The Palestinian-American Edward Said (1935-2003) received an invitation to attend a conference in Paris in 1979 and he was thrilled about meeting French philosophers like Jean-Paul Sartre, Simone de Beauvoir, and Michel Foucault. The chaotic conference was a great disappointment to Said. Read the report.
Eager to discover the three philosophers’ perspectives on the Arab region's issues, Said was thrilled when he received an invitation from de Beauvoir and Sartre in 1979 to attend a conference on the Middle East in Paris.
“It might just as well have been an invitation from Cosima and Richard Wagner to come to Bayreuth, or from T.S. Eliot and Virginia Woolf to spend an afternoon at the offices of the Dial,” he recalls in his diary.
When Said reached Paris, he was surprised to learn that the proceedings had been shifted to Foucault’s house for ambiguously unexplained security reasons.
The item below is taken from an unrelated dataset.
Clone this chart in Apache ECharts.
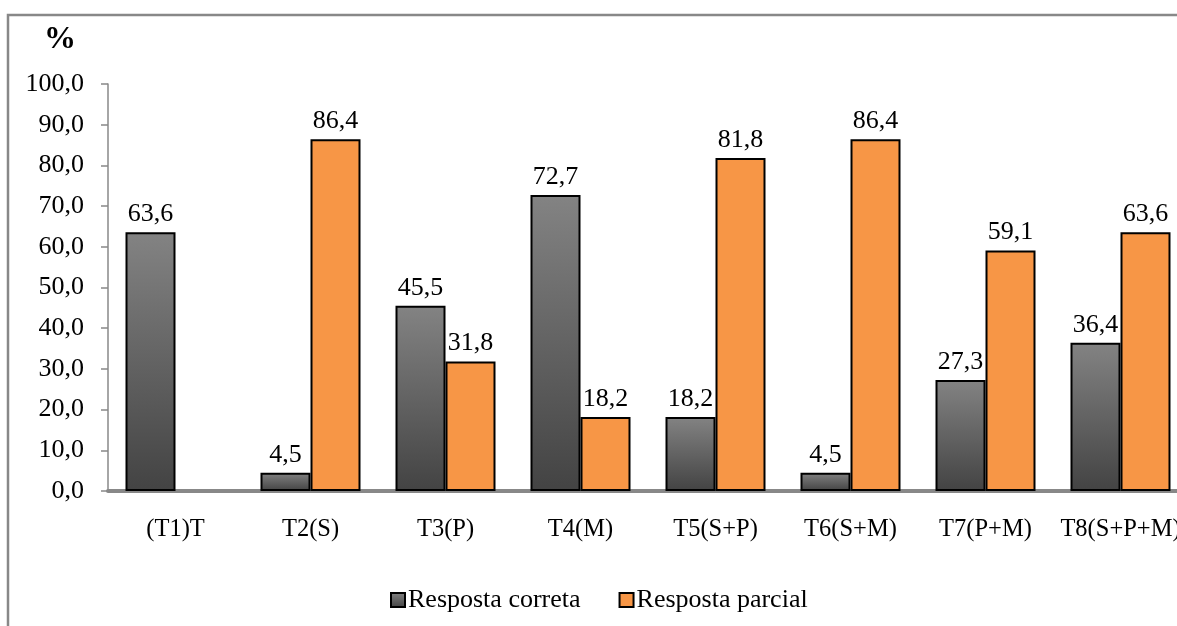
<!DOCTYPE html>
<html>
<head>
<meta charset="utf-8">
<style>
  html, body { margin: 0; padding: 0; background: #fff; }
  #chart { width: 1177px; height: 626px; }
</style>
<script src="https://cdn.jsdelivr.net/npm/echarts@6/dist/echarts.min.js"></script>
</head>
<body>
<div id="chart"></div>
<script>
// Task categories
const categories = ['(T1)T', 'T2(S)', 'T3(P)', 'T4(M)', 'T5(S+P)', 'T6(S+M)', 'T7(P+M)', 'T8(S+P+M)'];
// Percentages per answer type
const respostaCorreta = [63.6, 4.5, 45.5, 72.7, 18.2, 4.5, 27.3, 36.4];
const respostaParcial = [null, 86.4, 31.8, 18.2, 81.8, 86.4, 59.1, 63.6];
// Y axis range
const yMin = 0, yMax = 100, yStep = 10;

const fmt = v => Number(v).toFixed(1).replace('.', ',');
const FONT = '"Liberation Serif", "Times New Roman", serif';

const grayFill = new echarts.graphic.LinearGradient(0, 0, 0, 1, [
  { offset: 0, color: '#838383' },
  { offset: 1, color: '#434343' }
]);

const chart = echarts.init(document.getElementById('chart'), null, { renderer: 'canvas' });

const labelStyle = {
  show: true,
  position: 'top',
  distance: 5,
  color: '#000',
  fontFamily: FONT,
  fontSize: 26,
  formatter: p => (p.value == null ? '' : fmt(p.value))
};

chart.setOption({
  animation: false,
  backgroundColor: '#fff',
  textStyle: { fontFamily: FONT },
  graphic: [
    {
      type: 'rect',
      shape: { x: 8, y: 15, width: 1300, height: 700 },
      style: { fill: 'none', stroke: '#888', lineWidth: 2.5 },
      silent: true
    },
    {
      type: 'text',
      left: 44,
      top: 24,
      style: { text: '%', fontFamily: FONT, fontSize: 32, fontWeight: 'bold', fill: '#000' }
    }
  ],
  // the plot runs past the right edge of the frame, so the last label is clipped
  grid: { left: 108, top: 84, width: 1080, height: 407, containLabel: false, outerBoundsMode: 'none' },
  legend: {
    top: 582,
    left: 385,
    itemWidth: 14,
    itemHeight: 14,
    itemGap: 38,
    icon: 'rect',
    textStyle: { fontFamily: FONT, fontSize: 26, color: '#000', padding: [0, 0, 0, -2] },
    data: ['Resposta correta', 'Resposta parcial']
  },
  xAxis: {
    type: 'category',
    data: categories,
    axisLine: { lineStyle: { color: '#888', width: 4 } },
    axisTick: { show: false },
    axisLabel: {
      interval: 0,
      hideOverlap: false,
      color: '#000',
      fontFamily: FONT,
      fontSize: 24.5,
      margin: 26
    }
  },
  yAxis: {
    type: 'value',
    min: yMin,
    max: yMax,
    interval: yStep,
    axisLine: { show: true, lineStyle: { color: '#888', width: 1.5 } },
    axisTick: { show: true, length: 7, lineStyle: { color: '#888', width: 1.5 } },
    splitLine: { show: false },
    axisLabel: { color: '#000', fontFamily: FONT, fontSize: 26, margin: 24, formatter: v => fmt(v) }
  },
  series: [
    {
      name: 'Resposta correta',
      type: 'bar',
      data: respostaCorreta,
      barWidth: 50,
      barGap: '0%',
      itemStyle: { color: grayFill, borderColor: '#000', borderWidth: 2 },
      label: labelStyle
    },
    {
      name: 'Resposta parcial',
      type: 'bar',
      data: respostaParcial,
      barWidth: 50,
      barGap: '0%',
      itemStyle: { color: '#F79646', borderColor: '#000', borderWidth: 2 },
      label: labelStyle
    }
  ]
});
</script>
</body>
</html>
The next few days continued in the same chaotic manner.
The themes of the event had been chosen by an acquaintance of Sartre without consulting with any of the participants. None of the Arab scholars were happy with the selected topics “covering more or less familiar ground, with no real meeting of minds” and neglecting the struggle of the Palestinians.
“It soon enough became clear that Israel’s enhancement was the real subject of the meeting, not the Arabs or the Palestinians,” Said wrote.